I think perhaps success is the quiet daily work. It’s seva. It’s our team. It’s the feeling of serving the most satisfying dish, which is most true and faithful to its Bombay roots, or the most thirst-quenching drink, in lovely surroundings in which lights glow golden and scents evoke fond memories. It’s reaching the milestone of 25 million meals donated to school children in India and the UK, as we have this year
Success is honouring the old Irani cafés, where all kinds of people from all walks of life share tables. Shared spaces beget shared experiences, and shared experiences mean better communities. So for us, success is inviting our guests and team members to tie rakhis on someone from another faith when we celebrate Raksha Bandhan in our cafés each year. It is the events we’ve hosted these past fifteen years for Holi and Ramadan and Eid and Diwali, which bring people of all different cultures and faiths together, differences being a reason for exuberant celebration, and never for resentful judgement.

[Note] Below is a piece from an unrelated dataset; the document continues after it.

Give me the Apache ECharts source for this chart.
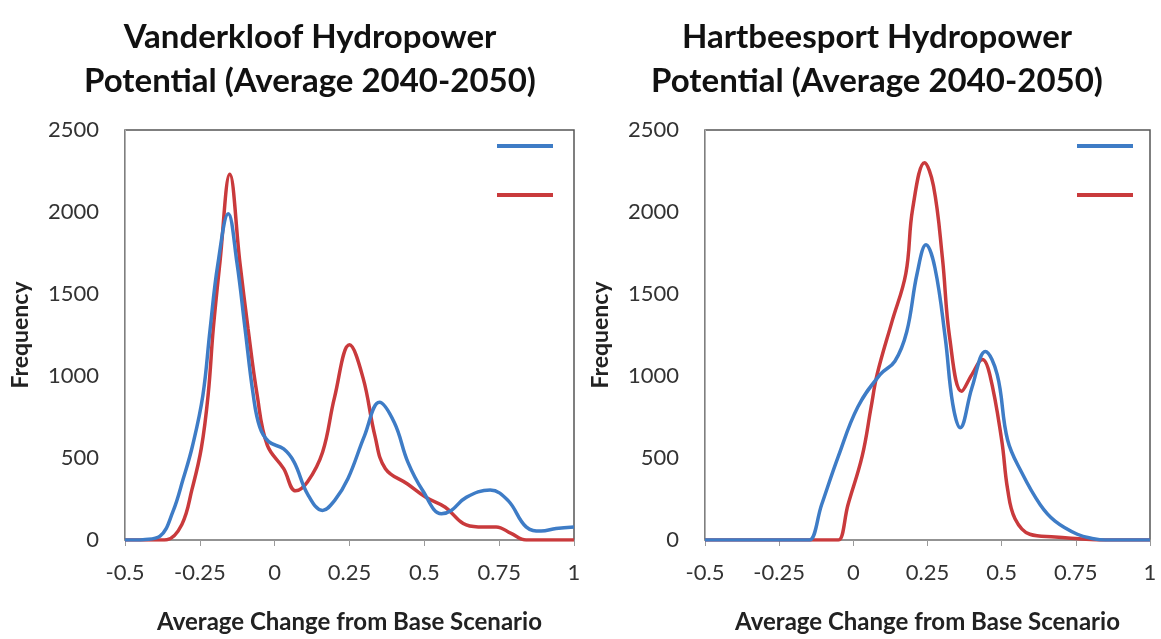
<!DOCTYPE html>
<html>
<head>
<meta charset="utf-8">
<script src="https://cdn.jsdelivr.net/npm/echarts@6/dist/echarts.min.js"></script>
<style>
  html, body { margin: 0; padding: 0; background: #fff; }
  #chart { width: 1161px; height: 639px; }
</style>
</head>
<body>
<div id="chart"></div>
<script>
// tick labels
const xTicks = [-0.5, -0.25, 0, 0.25, 0.5, 0.75, 1];
const yTicks = [0, 500, 1000, 1500, 2000, 2500];

// Vanderkloof - blue curve
const vkBlueX = [-0.5, -0.46, -0.44, -0.383, -0.34, -0.306, -0.275, -0.24, -0.216, -0.19, -0.155, -0.126, -0.099, -0.072, -0.05, -0.02, 0.03, 0.065, 0.11, 0.16, 0.2, 0.245, 0.3, 0.35, 0.4, 0.445, 0.495, 0.557, 0.59, 0.64, 0.72, 0.78, 0.84, 0.89, 0.94, 1.0];
const vkBlueY = [0, 0, 2, 24, 173, 370, 570, 880, 1280, 1680, 1990, 1690, 1290, 890, 690, 600, 555, 475, 280, 180, 240, 375, 635, 840, 715, 475, 300, 160, 180, 260, 305, 240, 80, 55, 70, 80];
// Vanderkloof - red curve
const vkRedX = [-0.5, -0.38, -0.36, -0.31, -0.276, -0.245, -0.222, -0.205, -0.183, -0.15, -0.116, -0.089, -0.059, -0.025, 0.03, 0.07, 0.11, 0.16, 0.2, 0.25, 0.295, 0.335, 0.37, 0.445, 0.505, 0.57, 0.63, 0.68, 0.74, 0.79, 0.84, 0.88, 1.0];
const vkRedY = [0, 0, 2, 95, 310, 560, 890, 1290, 1690, 2230, 1690, 1290, 890, 580, 435, 300, 355, 535, 870, 1190, 990, 635, 435, 340, 260, 200, 100, 80, 80, 40, 0, 0, 0];

// Hartbeesport - blue curve
const hbBlueX = [-0.5, -0.17, -0.148, -0.107, -0.05, 0.015, 0.09, 0.14, 0.18, 0.215, 0.245, 0.275, 0.31, 0.335, 0.36, 0.4, 0.445, 0.485, 0.52, 0.568, 0.63, 0.68, 0.755, 0.81, 0.85, 0.9, 1.0];
const hbBlueY = [0, 0, 0, 215, 513, 811, 1008, 1090, 1270, 1625, 1800, 1660, 1230, 830, 685, 930, 1150, 1008, 610, 410, 215, 115, 35, 8, 0, 0, 0];
// Hartbeesport - red curve
const hbRedX = [-0.5, -0.07, -0.05, -0.018, 0.03, 0.06, 0.08, 0.13, 0.177, 0.2, 0.24, 0.27, 0.3, 0.325, 0.365, 0.4, 0.435, 0.46, 0.5, 0.52, 0.545, 0.595, 0.68, 0.76, 0.83, 0.88, 1.0];
const hbRedY = [0, 0, 0, 215, 513, 811, 1008, 1330, 1625, 2020, 2300, 2160, 1725, 1230, 907, 1010, 1100, 1008, 610, 310, 130, 35, 18, 8, 0, 0, 0];

const titles = ['Vanderkloof Hydropower\nPotential (Average 2040-2050)', 'Hartbeesport Hydropower\nPotential (Average 2040-2050)'];
const seriesNames = ['Series A', 'Series B'];

const BLUE = '#3E7CC6';
const RED = '#C93A3C';
const FONT = 'Lato';

let zip = function(xs, ys) {
    return xs.map((x, i) => [x, ys[i]]);
};

let chart = echarts.init(document.getElementById('chart'));

let makeX = function(idx) {
    return {
        type: 'value',
        gridIndex: idx,
        min: xTicks[0],
        max: xTicks[xTicks.length - 1],
        interval: 0.25,
        name: 'Average Change from Base Scenario',
        nameLocation: 'middle',
        nameGap: 70,
        nameTextStyle: { fontFamily: FONT, fontWeight: 'bold', fontSize: 24, color: '#222' },
        axisLine: { show: true, onZero: false, lineStyle: { color: '#9a9a9a', width: 1.5 } },
        axisTick: { show: true, inside: false, length: 6, lineStyle: { color: '#9a9a9a' } },
        axisLabel: { fontFamily: FONT, fontSize: 22, color: '#333', margin: 22 },
        splitLine: { show: false }
    };
};

let makeY = function(idx) {
    return {
        type: 'value',
        gridIndex: idx,
        min: yTicks[0],
        max: yTicks[yTicks.length - 1],
        interval: 500,
        name: 'Frequency',
        nameLocation: 'middle',
        nameGap: 93,
        nameTextStyle: { fontFamily: FONT, fontWeight: 'bold', fontSize: 23, color: '#222' },
        axisLine: { show: true, onZero: false, lineStyle: { color: '#b0b0b0', width: 1 } },
        axisTick: { show: false },
        axisLabel: { fontFamily: FONT, fontSize: 22, color: '#333', margin: 26, formatter: (v) => String(v) },
        splitLine: { show: false }
    };
};

let makeLine = function(name, color, idx, data) {
    return {
        name: name,
        type: 'line',
        xAxisIndex: idx,
        yAxisIndex: idx,
        data: data,
        smooth: 0.4,
        showSymbol: false,
        lineStyle: { color: color, width: 3.5 },
        itemStyle: { color: color },
        z: name === seriesNames[1] ? 3 : 4
    };
};

let legendFor = function(left) {
    return {
        orient: 'vertical',
        left: left,
        top: 139,
        itemWidth: 56,
        itemHeight: 4,
        itemGap: 45,
        icon: 'rect',
        formatter: () => '',
        textStyle: { fontSize: 1 },
        selectedMode: false,
        data: seriesNames
    };
};

let option = {
    animation: false,
    backgroundColor: '#fff',
    title: [
        {
            text: titles[0], left: 305, top: 10, textAlign: 'center',
            textStyle: { fontFamily: FONT, fontWeight: 'bold', fontSize: 33, color: '#111', lineHeight: 44 }
        },
        {
            text: titles[1], left: 872, top: 10, textAlign: 'center',
            textStyle: { fontFamily: FONT, fontWeight: 'bold', fontSize: 33, color: '#111', lineHeight: 44 }
        }
    ],
    legend: [legendFor(492), legendFor(1072)],
    grid: [
        { left: 125, right: 587, top: 130, bottom: 90, show: true, borderColor: '#555', borderWidth: 1.5 },
        { left: 705, right: 11, top: 130, bottom: 90, show: true, borderColor: '#555', borderWidth: 1.5 }
    ],
    xAxis: [makeX(0), makeX(1)],
    yAxis: [makeY(0), makeY(1)],
    series: [
        makeLine(seriesNames[0], BLUE, 0, zip(vkBlueX, vkBlueY)),
        makeLine(seriesNames[1], RED, 0, zip(vkRedX, vkRedY)),
        makeLine(seriesNames[0], BLUE, 1, zip(hbBlueX, hbBlueY)),
        makeLine(seriesNames[1], RED, 1, zip(hbRedX, hbRedY))
    ]
};

chart.setOption(option);
</script>
</body>
</html>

Success is also surely the slightly barmy idea of inventing a unique fictional owner for every Dishoom we open. It is investigating each character’s story deeply for months, writing it, re-writing it, understanding it, documenting it, and expressing it in design (and sometimes even in immersive theatre, or with an LP): whether it’s the history of Indian independence in our King’s Cross restaurant, the Swadeshi movement in Birmingham, Bombay’s history of espionage and the rise of Bombay noir in Glasgow, or the 1970s Bombay rock scene in Carnaby. It’s the jokes connected to these stories that we paint in Hindi and Gujarati on our walls. It’s embedding a little bit of Keats in a menu description. It’s baking the stories of Irani cafés onto our plates in Shoreditch for all to read.
As I write, I find it hard to do justice to the deep gratitude we feel for all those who, over these past fifteen years, have been our companions on this journey. So many who have done so much, poured their hearts and minds, their love and their intellect, into this work that we do. Thank you, and thank you again. And profoundest, profoundest gratitude is due to you, O treasured patrons of our livelihoods – our guests – who leave us with your wallets slightly lighter and your stomachs slightly heavier than when you arrived. We are literally nothing without you.
My father, the late, great Rashmi Thakrar, who passed away too, too soon, believed that “for something to truly succeed, it must have a little poetry at the heart of it.” This idea steers us in perhaps every single one of our endeavours. My father was our most joyful and ardent cheerleader, and finder-in-chief of obscure nuggets for us to turn into fully-formed ideas. He is surely the reason that Dishoom is so full of stories. He also believed in reincarnation. I’d like to think he’s somewhere reading this, smiling with delight and wishing us a happy fifteenth birthday.